Y, como ya hemos anunciado, la televisión es el medio escogido para realizar ese control social, tanto en los espacios públicos como en los privados: desde la calle, sobre postes y con grandes altavoces, hasta en los restaurantes (donde constantemente se emiten películas de alto contenido erótico: el sexo como otro componente de dominio de la voluntad) e, incluso, las celdas de la prisión o, lo que rezuma mayor gravedad, los confesionarios de la iglesias, donde el protagonista se encuentra con su propia imagen en el receptor televisivo, quien le aconseja, evalúa y condena moralmente. También encontramos la ya aludida manipulación a través de su poder de persuasión, pues lo mostrado es inmediatamente percibido por los espectadores como real, como una verdad fidedigna e inalterable. La sala de realización del noticiario se transforma así en un verdadero centro de control que dibuja el panorama más idóneo para el poder, recurriendo al montaje (la herramienta que permite trocear la realidad y seleccionar aquellos fragmentos más adecuados para crear un relato determinado) y la voz en over como máxima expresión de deformación.

Adquiriendo conciencia sobre la gravedad de la situación, Iron Idem (o, al menos, la persona que había bajo la peluca de ese presentador de éxito y prestigio) decide actuar, escogiendo como escenario más apropiado la fiesta de despedida de los marcianos. Irrumpe en el escenario y, después de ser aclamado como el ídolo de masas que es, comienza un discurso que transcribimos por su poder, pero también por su pertinencia actual:

“Parece que os estáis despidiendo de los marcianos. Yo también quiero despedirme de vosotros. Pero eso no es motivo de tristeza. Simplemente, a partir de mañana, vais a querer a alguien diferente. ¿Sabéis por qué me queréis? Cuanto más estúpido era mi programa, os sentíais más sabios. Y, precisamente, se trataba de eso. Del caos de la tele escogéis las verdades que consideráis convenientes. Asimiláis sólo lo que os afirma en la convicción de que la pasividad es virtud y necesidad. Porque es precisamente en lo que queréis creer. Lloráis, tenéis lástima de vosotros, ¿y qué hacéis entonces? Os sentáis frente del televisor y os sentís absueltos, más humanos que los que estáis mirando. Pero veis iguales que vosotros. Iguales de hipócritas, iguales de débiles, iguales de sumisos. La televisión está creada a imagen de vosotros. Dejad de ser una multitud de imbéciles. […] Estáis aturdidos, sin voluntad propia. Os mandan donar la sangre, la donáis. Os mandan andar a cuatro patas, lo haríais. Venderíais la dignidad, la honradez, para tener un televisor más grande, para recibir las migajas del poder. Cada uno de vosotros quiere gobernar y cada uno es esclavo. Cada uno es violado, pero lo único que quiere es violar a otros. ¿En qué sois distintos a los que escupís? ¡En nada! ¡Somos idénticos!”.

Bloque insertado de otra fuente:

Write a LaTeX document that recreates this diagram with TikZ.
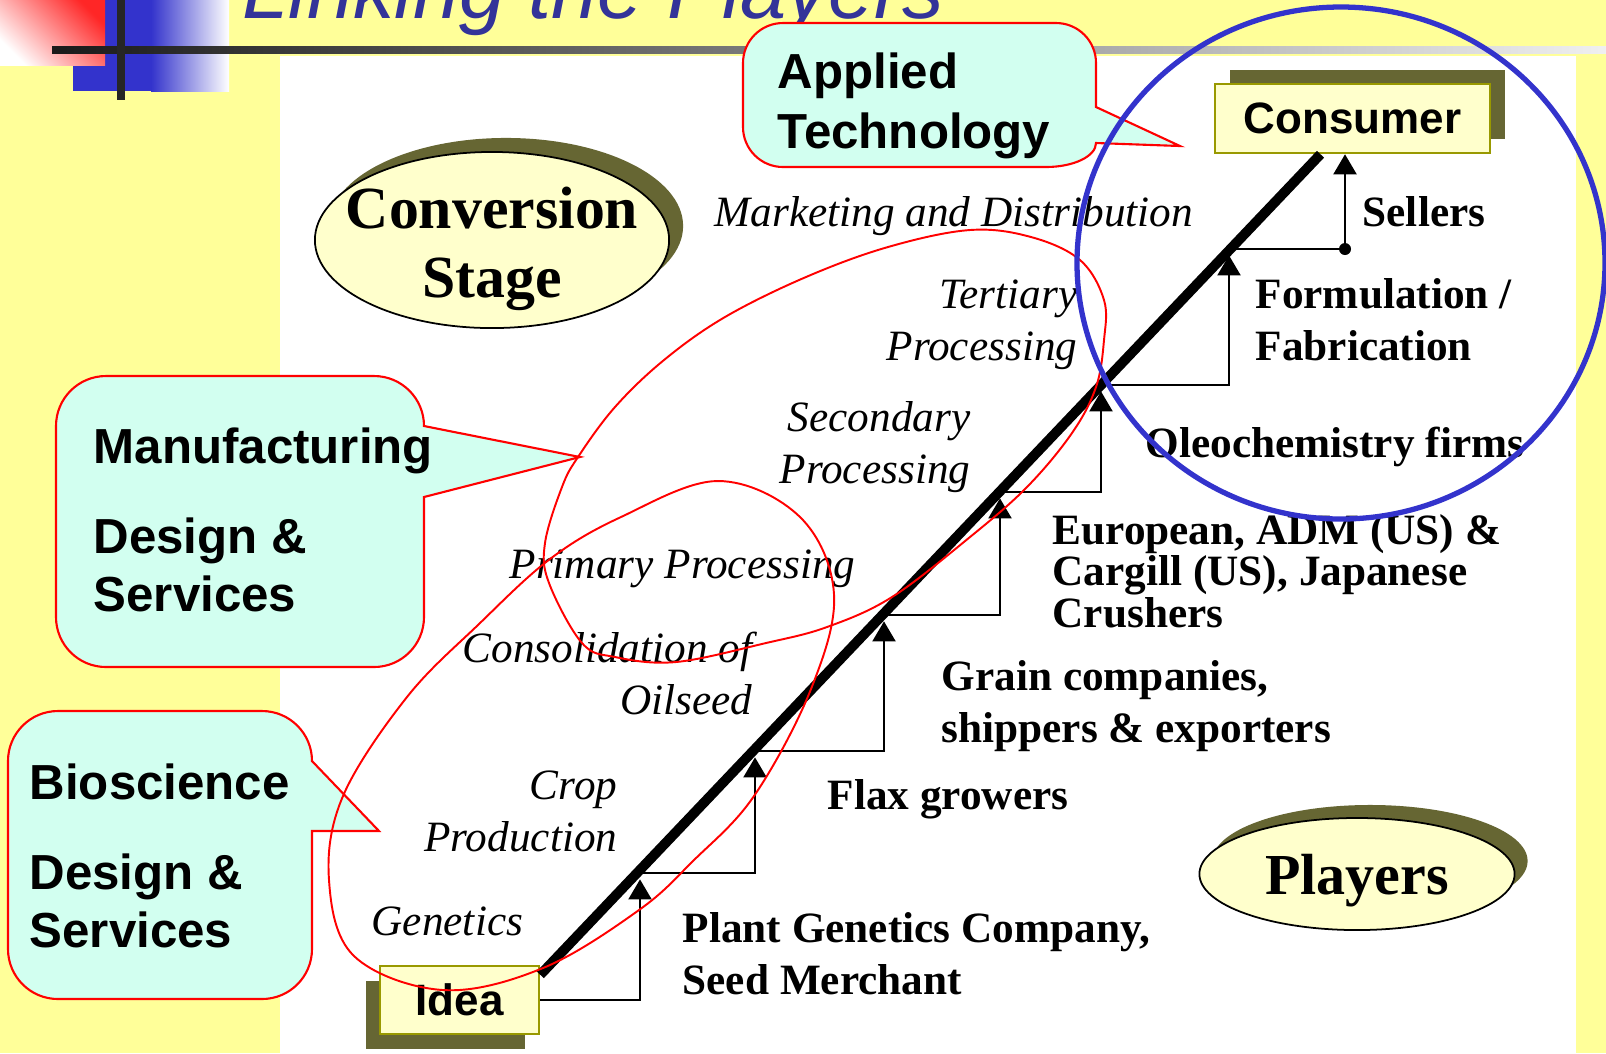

Su arenga es truncada por la acción policial, mientras el público arroja a nuestro protagonista todo tipo de objetos por haber interrumpido de esa manera el espectáculo. La explicación de esta actitud se la dará el realizador de la retransmisión, dentro de su cabina de control: “Te falta tacto. No retendrán en la memoria nada de lo que dijiste. Es una lástima. ¿Con qué contabas? ¿Has olvidado por qué nos quieren? Porque les damos la ficción”. O, lo que es lo mismo, el dulce sabor del caramelo envenenado, que adquiere su verdadero amargor hacia el final de la representación: la última mirada a cámara del protagonista nos revela el carácter fantasioso de lo narrado, pero también una rutina de preguntas a las que el espectador (fundamentalmente, el de la Polonia de aquel momento) deberá responder: lo que acabamos de ver, ¿es lo que podría pasar... lo que pasará... o lo que está pasando? La respuesta que cada uno se dé condicionará, sin duda, su puesto en el «nuevo orden».